◆ EXERCISE DESCRIPTION ◆
Your task is to reproduce, verbatim and without pictures, the lines from the opening of the listing through the line containing "const yTicks = [-40, -30, -20, -10, 0, 10, 20];".

[BEGIN INFORMATION SUPPLIED]

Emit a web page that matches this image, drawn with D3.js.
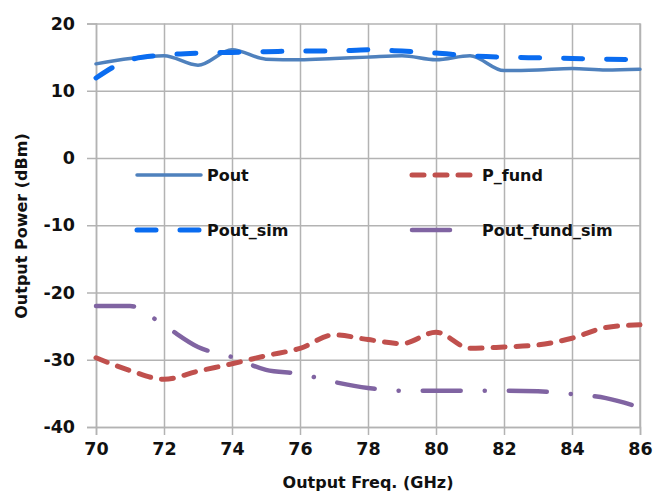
<!DOCTYPE html>
<html>
<head>
<meta charset="utf-8">
<script src="https://cdn.jsdelivr.net/npm/d3@7"></script>
<style>
  body { margin: 0; background: #fff; }
  text { font-family: "DejaVu Sans", sans-serif; font-weight: bold; fill: #111; }
</style>
</head>
<body>
<svg id="chart"></svg>
<script>
// data (GHz / dBm)
const freq = [70, 71, 72, 73, 74, 75, 76, 77, 78, 79, 80, 81, 82, 83, 84, 85, 86];
const pout = [14.0, 14.8, 15.2, 13.8, 16.1, 14.7, 14.6, 14.8, 15.0, 15.2, 14.6, 15.2, 13.0, 13.1, 13.3, 13.1, 13.2];
const poutSim = [11.9, 14.6, 15.3, 15.6, 15.7, 15.8, 15.9, 15.9, 16.1, 15.9, 15.6, 15.2, 15.0, 14.9, 14.8, 14.7, 14.6];
const pFund = [-29.7, -31.6, -32.9, -31.7, -30.6, -29.4, -28.3, -26.3, -27.0, -27.6, -25.9, -28.3, -28.1, -27.8, -26.8, -25.2, -24.8];
const poutFundSim = [-22.0, -22.0, -24.9, -28.1, -29.6, -31.5, -32.1, -33.3, -34.2, -34.6, -34.6, -34.6, -34.6, -34.7, -35.1, -35.7, -37.1];

const xTicks = [70, 72, 74, 76, 78, 80, 82, 84, 86];
const yTicks = [-40, -30, -20, -10, 0, 10, 20];

const series = [
    { name: "Pout", values: pout, color: "#4f81bd", width: 3.5, dash: null, lx: 137, ly: 175, len: 64 },
    { name: "Pout_sim", values: poutSim, color: "#0a6cf0", width: 5, dash: "19,24", lx: 137, ly: 230, len: 64 },
    { name: "P_fund", values: pFund, color: "#c0504d", width: 5, dash: "12,11", lx: 412, ly: 175, len: 62 },
    { name: "Pout_fund_sim", values: poutFundSim, color: "#8064a2", width: 4.5, dash: "38,24,0.1,24", lx: 412, ly: 230, len: 45 }
];

const W = 654, H = 494;
const margin = { top: 23.5, right: 14, bottom: 67, left: 96 };

const svg = d3.select("#chart").attr("width", W).attr("height", H);

const x = d3.scaleLinear().domain([70, 86]).range([margin.left, W - margin.right]);
const y = d3.scaleLinear().domain([-40, 20]).range([H - margin.bottom, margin.top]);

const gridColor = "#b3b3b3";

// grid
svg.append("g")
    .attr("transform", `translate(0,${y(-40)})`)
    .call(d3.axisBottom(x).tickValues(xTicks).tickSize(-(y(-40) - y(20))).tickFormat(""))
    .call(g => g.select(".domain").remove())
    .call(g => g.selectAll("line").attr("stroke", gridColor).attr("stroke-width", 1.5));

svg.append("g")
    .attr("transform", `translate(${x(70)},0)`)
    .call(d3.axisLeft(y).tickValues(yTicks).tickSize(-(x(86) - x(70))).tickFormat(""))
    .call(g => g.select(".domain").remove())
    .call(g => g.selectAll("line").attr("stroke", gridColor).attr("stroke-width", 1.5));

// axes
const xAxis = svg.append("g")
    .attr("transform", `translate(0,${y(-40)})`)
    .call(d3.axisBottom(x).tickValues(xTicks).tickSize(8).tickPadding(8).tickFormat(d => String(d)));
xAxis.select(".domain").attr("stroke", gridColor).attr("stroke-width", 1.5);
xAxis.selectAll("line").attr("stroke", gridColor).attr("stroke-width", 1.5);
xAxis.selectAll("text").style("font-size", "17.5px").style("font-family", "DejaVu Sans").style("font-weight", "bold").attr("fill", "#111");

const yAxis = svg.append("g")
    .attr("transform", `translate(${x(70)},0)`)
    .call(d3.axisLeft(y).tickValues(yTicks).tickSize(9).tickPadding(12).tickFormat(d => String(d)));
yAxis.select(".domain").attr("stroke", gridColor).attr("stroke-width", 1.5);
yAxis.selectAll("line").attr("stroke", gridColor).attr("stroke-width", 1.5);
yAxis.selectAll("text").style("font-size", "17.5px").style("font-family", "DejaVu Sans").style("font-weight", "bold").attr("fill", "#111");

// right border
svg.append("line")
    .attr("x1", x(86)).attr("x2", x(86)).attr("y1", y(20)).attr("y2", y(-40))
    .attr("stroke", gridColor).attr("stroke-width", 1.5);

// lines
const line = d3.line()
    .x((d, i) => x(freq[i]))
    .y(d => y(d))
    .curve(d3.curveMonotoneX);

series.forEach(s => {
    svg.append("path")
        .datum(s.values)
        .attr("d", line)
        .attr("fill", "none")
        .attr("stroke", s.color)
        .attr("stroke-width", s.width)
        .attr("stroke-linecap", "round")
        .attr("stroke-dasharray", s.dash);
});

// legend
series.forEach(s => {
    svg.append("line")
        .attr("x1", s.lx).attr("x2", s.lx + s.len)
        .attr("y1", s.ly).attr("y2", s.ly)
        .attr("stroke", s.color)
        .attr("stroke-width", s.width)
        .attr("stroke-linecap", "round")
        .attr("stroke-dasharray", s.dash);
    svg.append("text")
        .attr("x", s.lx + 70)
        .attr("y", s.ly)
        .attr("dy", "0.35em")
        .style("font-size", "16px")
        .text(s.name);
});

// axis titles
svg.append("text")
    .attr("x", (x(70) + x(86)) / 2)
    .attr("y", 488)
    .attr("text-anchor", "middle")
    .style("font-size", "16px")
    .text("Output Freq. (GHz)");

svg.append("text")
    .attr("transform", `translate(27,226) rotate(-90)`)
    .attr("text-anchor", "middle")
    .style("font-size", "16px")
    .text("Output Power (dBm)");
</script>
</body>
</html>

[END INFORMATION SUPPLIED]

◆ WRITTEN REPLY ◆
Emit a web page that matches this image, drawn with D3.js.
<!DOCTYPE html>
<html>
<head>
<meta charset="utf-8">
<script src="https://cdn.jsdelivr.net/npm/d3@7"></script>
<style>
  body { margin: 0; background: #fff; }
  text { font-family: "DejaVu Sans", sans-serif; font-weight: bold; fill: #111; }
</style>
</head>
<body>
<svg id="chart"></svg>
<script>
// data (GHz / dBm)
const freq = [70, 71, 72, 73, 74, 75, 76, 77, 78, 79, 80, 81, 82, 83, 84, 85, 86];
const pout = [14.0, 14.8, 15.2, 13.8, 16.1, 14.7, 14.6, 14.8, 15.0, 15.2, 14.6, 15.2, 13.0, 13.1, 13.3, 13.1, 13.2];
const poutSim = [11.9, 14.6, 15.3, 15.6, 15.7, 15.8, 15.9, 15.9, 16.1, 15.9, 15.6, 15.2, 15.0, 14.9, 14.8, 14.7, 14.6];
const pFund = [-29.7, -31.6, -32.9, -31.7, -30.6, -29.4, -28.3, -26.3, -27.0, -27.6, -25.9, -28.3, -28.1, -27.8, -26.8, -25.2, -24.8];
const poutFundSim = [-22.0, -22.0, -24.9, -28.1, -29.6, -31.5, -32.1, -33.3, -34.2, -34.6, -34.6, -34.6, -34.6, -34.7, -35.1, -35.7, -37.1];

const xTicks = [70, 72, 74, 76, 78, 80, 82, 84, 86];
const yTicks = [-40, -30, -20, -10, 0, 10, 20];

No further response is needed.